The war guilt clause pretended this central event never happened.” The debates among
historians since 1914 show that there is a great deal of complexity to the “war
guilt” issue. Germany’s
culpability, as especially its “sole” culpability, is disputed by many of those
who have studied the issue.
5.
“Neutrality.” Wilson
railed against German submarine warfare and insisted that Americans had a right to travel
on British ships in the war zone. But he
did nothing effectual to protest the British blockade that so thoroughly choked
off Germany’s
supplies and created the desperate expedient of unrestricted submarine warfare
to counter it. Fleming says “Wilson
talked – and talked and talked – about neutrality,” but that the United
States evolved “into a branch of the British
armament industry during the thirty-two months of its neutrality.”
6. “Self-determination.” Wilson’s
naivete and idealistic over-simplification was perhaps best shown by his
principle of “self-determination” that was included among his 14 Points. Fleming says “the idea had opened a Pandora’s
box that would be difficult if not impossible to close. Albanian warlords, tribal chieftains from
obscure valleys in the Caucusus and Carpathian mountains,
would-be politicians from Armenia,
the Ukraine and
Bessarabia appeared… seeking redress and
recognition.” Needless to say, these
examples barely scratch the surface. As
it turned out, the peace conference declared “mandates” that “handed over some
17 million people to the victorious Allies.”
“The British acquired Palestine
and Iraq, and
the French got Syria
and Lebanon.
What Wilson forgets, perhaps, is that there was little profit in these mandates
(except, for a time, the opportunity to develop the oil wealth of Iraq, which
investments were lost to Britain after that country was deemed ready to manage
its own affairs), but considerable onerous and costly responsibilities,
notably, in the case of Palestine, when Jewish refugees began to pour into that
country from Europe following the Allied victory in World War II."
7. “Open covenants, openly
arrived at.” Fleming said Wilson
lied when he told the Senate Foreign Relations Committee that he had not known
of the other Allies’ secret treaties before he arrived in Europe
for the peace conference.
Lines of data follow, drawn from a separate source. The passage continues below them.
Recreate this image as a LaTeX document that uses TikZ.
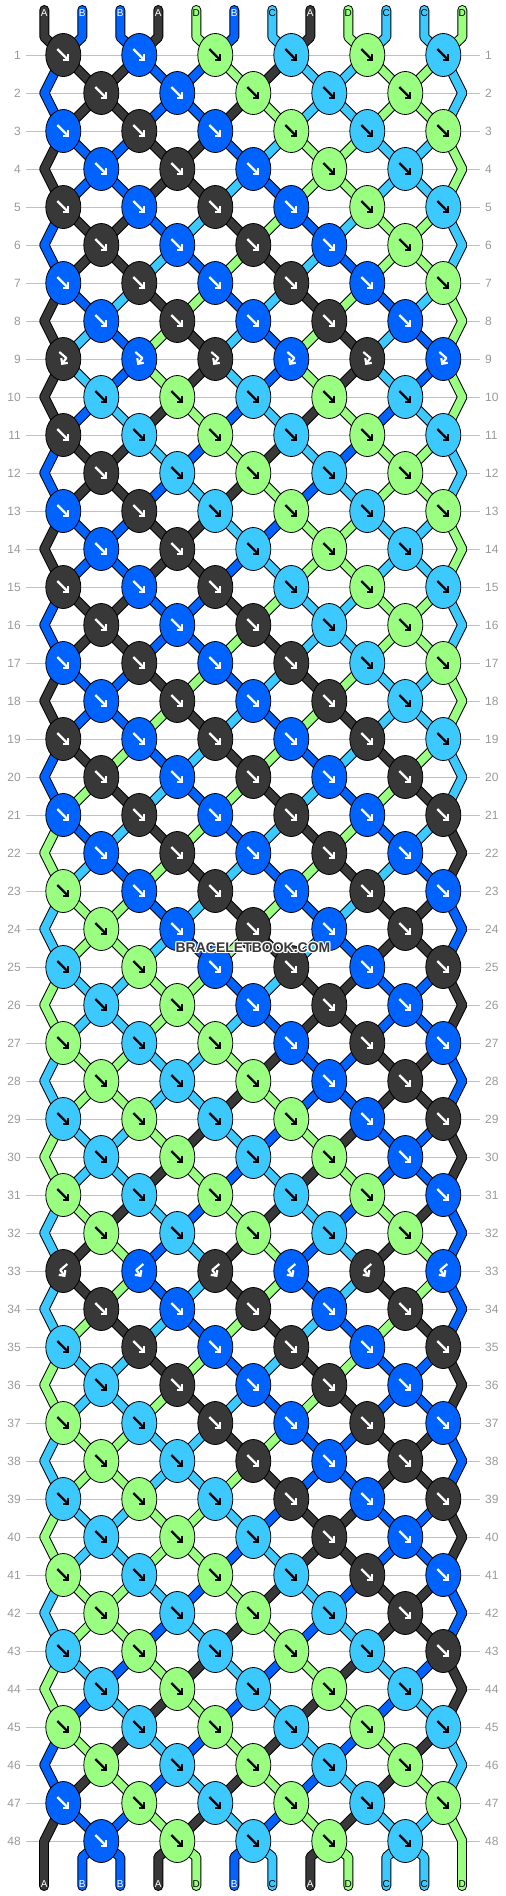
\documentclass[tikz,border=0pt]{standalone}
\usepackage{fontspec}
\setmainfont{Liberation Sans}
\usetikzlibrary{arrows.meta}
\usetikzlibrary{shapes.geometric}

\definecolor{colA}{HTML}{383838}
\definecolor{colB}{HTML}{0062FF}
\definecolor{colC}{HTML}{3BC9FF}
\definecolor{colD}{HTML}{9AFF80}
\colorlet{arrA}{white}
\colorlet{arrB}{white}
\colorlet{arrC}{black}
\colorlet{arrD}{black}
\definecolor{rowgray}{HTML}{999999}
\definecolor{linegray}{HTML}{C0C0C0}

\pgfdeclarelayer{grid}
\pgfdeclarelayer{threadout}
\pgfdeclarelayer{threadin}
\pgfsetlayers{grid,threadout,threadin,main}

\def\typef{f}
\def\typebf{bf}

\tikzset{
  knot/.style={ellipse,draw=black,line width=0.8pt,minimum width=35pt,minimum height=43pt,inner sep=0pt},
  karrow/.style={line width=2.2pt,line join=round,-{Straight Barb[length=4pt,width=8pt]}},
  outline/.style={draw=black,line width=10pt,line cap=round,line join=round},
  thread/.style={draw=col#1,line width=8pt,line cap=round,line join=round},
  rownum/.style={font=\fontsize{12}{12}\selectfont,text=rowgray,inner sep=0pt},
  endlabel/.style={font=\fontsize{10}{10}\selectfont,inner sep=0pt},
  gridline/.style={draw=linegray,line width=1pt},
  tipf/.pic={\draw[karrow] (-6,-6) -- (6,6);},
  tipfb/.pic={\draw[karrow] (-4,-7) -- (3,-1) -- (-2,6);},
  tipbf/.pic={\draw[karrow] (4,-7) -- (-3,-1) -- (2,6);},
}

% every thread segment, row by row (#1 = outline or thread)
\newcommand\drawthreads[1]{%
  \foreach \r in {1,...,49}{
    \pgfmathtruncatemacro\odd{mod(\r,2)}
    \pgfmathtruncatemacro\rp{\r-1}
    \foreach \i in {1,...,12}{
      \edef\sc{\csname th-\r-\i\endcsname}
      \pgfmathtruncatemacro\jt{(\i+\odd)/2}
      \pgfmathtruncatemacro\js{(\i+1-\odd)/2}
      \ifnum\r=1
        \draw[#1=\sc] ([yshift=3pt]t-\i.center) -- ++(0,27) -- (k-1-\jt.center);
      \else\ifnum\r=49
        \draw[#1=\sc] (k-48-\js.center) -- ([yshift=27pt]b-\i.center) -- ([yshift=-2pt]b-\i.center);
      \else
        \draw[#1=\sc] (k-\rp-\js.center) -- (k-\r-\jt.center);
      \fi\fi
    }
  }%
}

\begin{document}
\begin{tikzpicture}[x=1pt,y=-1pt]
\useasboundingbox (0,0) rectangle (506,1896);

% threads at the top
\foreach \i/\sc in {1/A,2/B,3/B,4/A,5/D,6/B,7/C,8/A,9/D,10/C,11/C,12/D}{
  \expandafter\xdef\csname str\i\endcsname{\sc}
  \pgfmathsetmacro\sx{6.3+38*\i}
  \node[endlabel,text=arr\sc] (t-\i) at (\sx,13) {\sc};
}

\foreach \r in {1,...,48}{
  \pgfmathtruncatemacro\odd{mod(\r,2)}
  \pgfmathsetmacro\ny{17+38*\r}
  \ifnum\r=9 \def\ktype{fb}\else\ifnum\r=33 \def\ktype{bf}\else\def\ktype{f}\fi\fi
  \ifnum\odd=1 \def\nk{6}\else\def\nk{5}\fi

  % row numbers
  \node[rownum,anchor=east] (rl-\r) at (21,\ny) {\r};
  \node[rownum,anchor=west] (rr-\r) at (485,\ny) {\r};

  % knots of this row
  \ifnum\odd=0
    \coordinate (k-\r-0) at (44.3,\ny);
    \coordinate (k-\r-6) at (462.3,\ny);
  \fi
  \foreach \j in {1,...,\nk}{
    \pgfmathtruncatemacro\posl{\odd==1 ? 2*\j-1 : 2*\j}
    \pgfmathtruncatemacro\posr{\posl+1}
    \pgfmathsetmacro\kx{\odd==1 ? 76*\j-12.7 : 76*\j+25.3}
    \ifx\ktype\typebf
      \edef\kcol{\csname str\posr\endcsname}
    \else
      \edef\kcol{\csname str\posl\endcsname}
    \fi
    \node[knot,fill=col\kcol] (k-\r-\j) at (\kx,\ny) {};
    \pic[color=arr\kcol] at (k-\r-\j) {tip\ktype};
  }

  % remember the threads coming into this row
  \foreach \i in {1,...,12}{
    \expandafter\xdef\csname th-\r-\i\endcsname{\csname str\i\endcsname}
  }

  % forward knots swap the two threads
  \ifx\ktype\typef
    \foreach \j in {1,...,\nk}{
      \pgfmathtruncatemacro\posl{\odd==1 ? 2*\j-1 : 2*\j}
      \pgfmathtruncatemacro\posr{\posl+1}
      \edef\tmpl{\csname str\posl\endcsname}
      \edef\tmpr{\csname str\posr\endcsname}
      \expandafter\xdef\csname str\posl\endcsname{\tmpr}
      \expandafter\xdef\csname str\posr\endcsname{\tmpl}
    }
  \fi
}

% threads at the bottom
\foreach \i in {1,...,12}{
  \edef\sc{\csname str\i\endcsname}
  \expandafter\xdef\csname th-49-\i\endcsname{\sc}
  \pgfmathsetmacro\sx{6.3+38*\i}
  \node[endlabel,text=arr\sc] (b-\i) at (\sx,1884) {\sc};
}

\begin{pgfonlayer}{grid}
  \foreach \r in {1,...,48}
    \draw[gridline] ([xshift=5pt]rl-\r.east) -- ([xshift=-5pt]rr-\r.west);
\end{pgfonlayer}
\begin{pgfonlayer}{threadout}
  \drawthreads{outline}
\end{pgfonlayer}
\begin{pgfonlayer}{threadin}
  \drawthreads{thread}
\end{pgfonlayer}

% watermark
\foreach \dx/\dy [count=\n] in {-1/-1,0/-1,1/-1,-1/0,1/0,-1/1,0/1,1/1}
  \node[font=\bfseries\fontsize{14}{14}\selectfont,text=white] (halo-\n) at (253+\dx,947.5+\dy) {BRACELETBOOK.COM};
\node[font=\bfseries\fontsize{14}{14}\selectfont,text=colA] (mark) at (253,947.5) {BRACELETBOOK.COM};
\end{tikzpicture}
\end{document}
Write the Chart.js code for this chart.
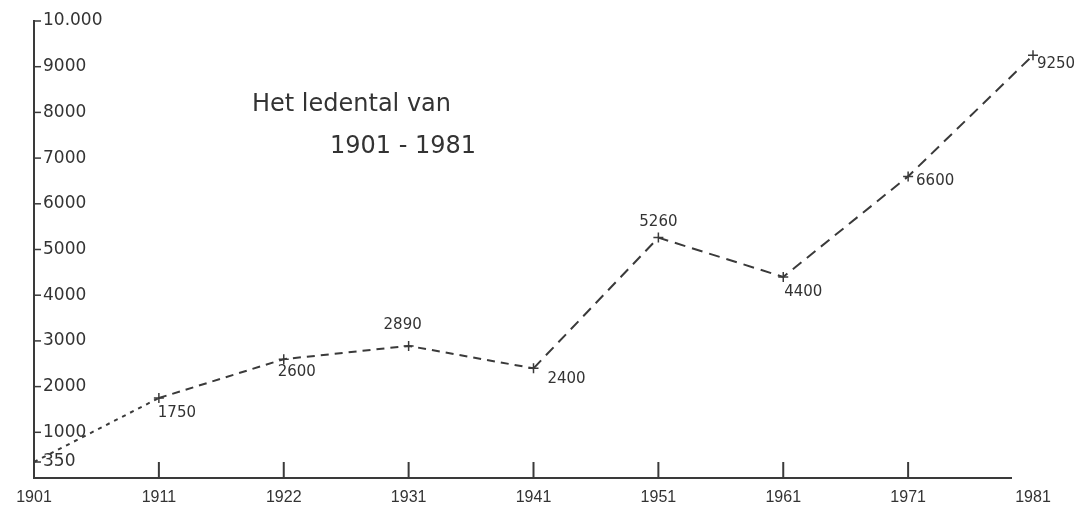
<!DOCTYPE html>
<html>
<head>
<meta charset="utf-8">
<title>Het ledental van 1901 - 1981</title>
<script src="https://cdn.jsdelivr.net/npm/chart.js@4"></script>
<style>
  html, body { margin: 0; padding: 0; background: #fff; }
  #wrap { width: 1079px; height: 507px; }
</style>
</head>
<body>
<div id="wrap"><canvas id="grafiek" width="1079" height="507"></canvas></div>
<script>
//DATA
const jaren = ["1901", "1911", "1922", "1931", "1941", "1951", "1961", "1971", "1981"];
const leden = [350, 1750, 2600, 2890, 2400, 5260, 4400, 6600, 9250];
const yTicks = [350, 1000, 2000, 3000, 4000, 5000, 6000, 7000, 8000, 9000, 10000];
const titel = ["Het ledental van", "1901 - 1981"];

// where each value label sits next to its point (dx, dy), null = no label
const labelOffsets = [null, [18, 15], [13, 13], [-6, -21], [33, 11], [0, -16], [20, 15], [27, 5], [23, 9]];

const ink = "#3a3a3a";
const textColor = "#333";

//EXTRA DRAWING: axis line, tick marks, title, value labels
const extras = {
  id: "extras",
  afterDraw(chart) {
    const ctx = chart.ctx;
    const x = chart.scales.x;
    const y = chart.scales.y;
    const area = chart.chartArea;
    ctx.save();
    ctx.strokeStyle = ink;
    ctx.lineWidth = 2;

    // x axis line, stops a bit before 1981
    ctx.beginPath();
    ctx.moveTo(area.left - 1, area.bottom);
    ctx.lineTo(area.right - 21, area.bottom);
    ctx.stroke();

    // small upward ticks 1911 - 1971
    for (let i = 1; i < jaren.length - 1; i++) {
      const px = x.getPixelForValue(i);
      ctx.beginPath();
      ctx.moveTo(px, area.bottom);
      ctx.lineTo(px, area.bottom - 16);
      ctx.stroke();
    }

    // short dashes on the y axis
    ctx.lineWidth = 1.5;
    yTicks.forEach((v) => {
      const py = y.getPixelForValue(v);
      ctx.beginPath();
      ctx.moveTo(area.left, py);
      ctx.lineTo(area.left + 7, py);
      ctx.stroke();
    });

    // title
    ctx.fillStyle = textColor;
    ctx.font = "24px 'DejaVu Sans'";
    ctx.textBaseline = "middle";
    ctx.textAlign = "left";
    ctx.fillText(titel[0], 252, 105);
    ctx.fillText(titel[1], 330, 147);

    // value labels
    const meta = chart.getDatasetMeta(0);
    ctx.font = "15px 'DejaVu Sans'";
    ctx.textAlign = "center";
    meta.data.forEach((pt, i) => {
      const off = labelOffsets[i];
      if (!off) return;
      ctx.fillText(String(leden[i]), pt.x + off[0], pt.y + off[1]);
    });
    ctx.restore();
  }
};

//CHART
new Chart(document.getElementById("grafiek"), {
  type: "line",
  data: {
    labels: jaren,
    datasets: [{
      data: leden,
      borderColor: ink,
      borderWidth: 2,
      borderDash: [8, 6],
      fill: false,
      tension: 0,
      pointStyle: "cross",
      pointRadius: (c) => (c.dataIndex === 0 ? 0 : 5),
      pointBorderColor: ink,
      pointBorderWidth: 1.5,
      segment: {
        // dotted start, longer dashes towards the end
        borderDash: (c) => (c.p0DataIndex === 0 ? [4, 5] : c.p0DataIndex >= 4 ? [11, 7] : undefined),
      },
    }],
  },
  options: {
    responsive: false,
    animation: false,
    devicePixelRatio: 1,
    layout: { padding: { top: 21, left: 16, right: 46, bottom: -11 } },
    plugins: {
      legend: { display: false },
      tooltip: { enabled: false },
    },
    scales: {
      x: {
        grid: { display: false, drawTicks: false },
        border: { display: false },
        ticks: {
          autoSkip: false,
          maxRotation: 0,
          padding: 12,
          color: textColor,
          font: { family: "'Liberation Sans'", size: 16, lineHeight: 1 },
        },
      },
      y: {
        min: 0,
        max: 10000,
        afterBuildTicks: (s) => { s.ticks = yTicks.map((v) => ({ value: v })); },
        grid: { display: false, drawTicks: false },
        border: { display: true, color: ink, width: 2 },
        ticks: {
          mirror: true,
          padding: 9,
          color: textColor,
          font: { family: "'DejaVu Sans'", size: 17 },
          callback: (v) => (v === 10000 ? "10.000" : String(v)),
        },
      },
    },
  },
  plugins: [extras],
});
</script>
</body>
</html>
And the “open
covenants” principle was immediately shunted aside when “the press… found themselves barred from all sessions of the Council of Ten
(the Big Five and their foreign ministers)” at the peace conference.
8. “A war to end all wars.” The irony of the claim to be ending all
wars is shown by world history since 1919, but it is enough to point to the
fact, as Fleming does, that in early 1919 “there were no less than fourteen
small wars in progress in supposedly pacified Europe” as
“armies began shooting at each other over disputed slices of territory.”
There is much, much more in Fleming’s account. Although the book’s title speaks of
“illusion” and Fleming refers to “derangement,” he does not bring out the
points for separate discussion as we have done here. He presents them, instead, as parts of a vast
tapestry. The history of World War I,
its causes and consequences, is a matter of great importance about which all educated
people would do well to reacquaint themselves.
Almost ninety years have passed since that war began, and we are
hopefully better able by this time to take an objective look at it.